* **REQUIREMENTS**: Return each line of the listing below, unchanged, and omit the images.

* **SOURCE DATA**:
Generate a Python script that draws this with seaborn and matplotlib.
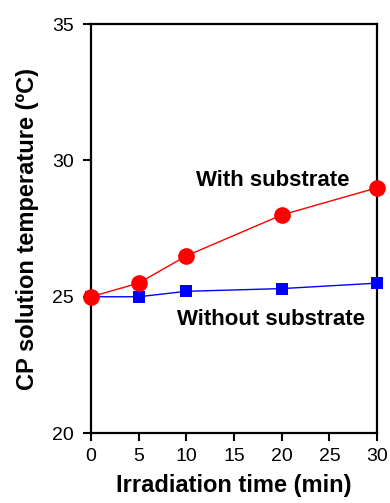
import matplotlib
matplotlib.use("Agg")
import matplotlib.pyplot as plt
import pandas as pd
import seaborn as sns

# Irradiation time (min) and CP solution temperature (deg C)
time_min = [0, 5, 10, 20, 30]
temp_with = [25.0, 25.5, 26.5, 28.0, 29.0]
temp_without = [25.0, 25.0, 25.2, 25.3, 25.5]

sns.set_style("ticks")
plt.rcParams["font.family"] = ["Liberation Sans", "DejaVu Sans"]
plt.rcParams["text.color"] = "black"
plt.rcParams["axes.labelcolor"] = "black"

df = pd.DataFrame({"time": time_min, "with": temp_with, "without": temp_without})

fig = plt.figure(figsize=(3.9, 5.03), dpi=100)
ax = fig.add_axes([0.233, 0.139, 0.734, 0.813])

sns.lineplot(data=df, x="time", y="without", ax=ax, color="#0000ff", marker="s",
             markersize=9, markeredgewidth=0, linewidth=1.0, clip_on=False, zorder=3)
sns.lineplot(data=df, x="time", y="with", ax=ax, color="#ff0000", marker="o",
             markersize=12, markeredgewidth=0, linewidth=1.0, clip_on=False, zorder=4)

ax.set_xlim(0, 30)
ax.set_ylim(20, 35)
ax.set_xticks([0, 5, 10, 15, 20, 25, 30])
ax.set_yticks([20, 25, 30, 35])

for side in ["left", "right", "top", "bottom"]:
    ax.spines[side].set_visible(True)
    ax.spines[side].set_linewidth(1.6)
    ax.spines[side].set_color("black")

ax.tick_params(axis="both", direction="out", length=6, width=1.5, labelsize=14,
               colors="black")
ax.tick_params(axis="y", pad=6)
ax.tick_params(axis="x", pad=5)
ax.tick_params(top=False, right=False)

ax.set_xlabel("Irradiation time (min)", fontsize=17, fontweight="bold", labelpad=6)
ax.set_ylabel("CP solution temperature (ºC)", fontsize=17, fontweight="bold", labelpad=10)

ax.text(19.1, 29.25, "With substrate", fontsize=16, fontweight="bold", ha="center", va="center")
ax.text(18.85, 24.18, "Without substrate", fontsize=16, fontweight="bold", ha="center", va="center")

fig.savefig("out.png", dpi=100)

* **ANSWER TO THE TASK**:
Generate a Python script that draws this with seaborn and matplotlib.
import matplotlib
matplotlib.use("Agg")
import matplotlib.pyplot as plt
import pandas as pd
import seaborn as sns

# Irradiation time (min) and CP solution temperature (deg C)
time_min = [0, 5, 10, 20, 30]
temp_with = [25.0, 25.5, 26.5, 28.0, 29.0]
temp_without = [25.0, 25.0, 25.2, 25.3, 25.5]

sns.set_style("ticks")
plt.rcParams["font.family"] = ["Liberation Sans", "DejaVu Sans"]
plt.rcParams["text.color"] = "black"
plt.rcParams["axes.labelcolor"] = "black"

df = pd.DataFrame({"time": time_min, "with": temp_with, "without": temp_without})

fig = plt.figure(figsize=(3.9, 5.03), dpi=100)
ax = fig.add_axes([0.233, 0.139, 0.734, 0.813])

sns.lineplot(data=df, x="time", y="without", ax=ax, color="#0000ff", marker="s",
             markersize=9, markeredgewidth=0, linewidth=1.0, clip_on=False, zorder=3)
sns.lineplot(data=df, x="time", y="with", ax=ax, color="#ff0000", marker="o",
             markersize=12, markeredgewidth=0, linewidth=1.0, clip_on=False, zorder=4)

ax.set_xlim(0, 30)
ax.set_ylim(20, 35)
ax.set_xticks([0, 5, 10, 15, 20, 25, 30])
ax.set_yticks([20, 25, 30, 35])

for side in ["left", "right", "top", "bottom"]:
    ax.spines[side].set_visible(True)
    ax.spines[side].set_linewidth(1.6)
    ax.spines[side].set_color("black")

ax.tick_params(axis="both", direction="out", length=6, width=1.5, labelsize=14,
               colors="black")
ax.tick_params(axis="y", pad=6)
ax.tick_params(axis="x", pad=5)
ax.tick_params(top=False, right=False)

ax.set_xlabel("Irradiation time (min)", fontsize=17, fontweight="bold", labelpad=6)
ax.set_ylabel("CP solution temperature (ºC)", fontsize=17, fontweight="bold", labelpad=10)

ax.text(19.1, 29.25, "With substrate", fontsize=16, fontweight="bold", ha="center", va="center")
ax.text(18.85, 24.18, "Without substrate", fontsize=16, fontweight="bold", ha="center", va="center")

fig.savefig("out.png", dpi=100)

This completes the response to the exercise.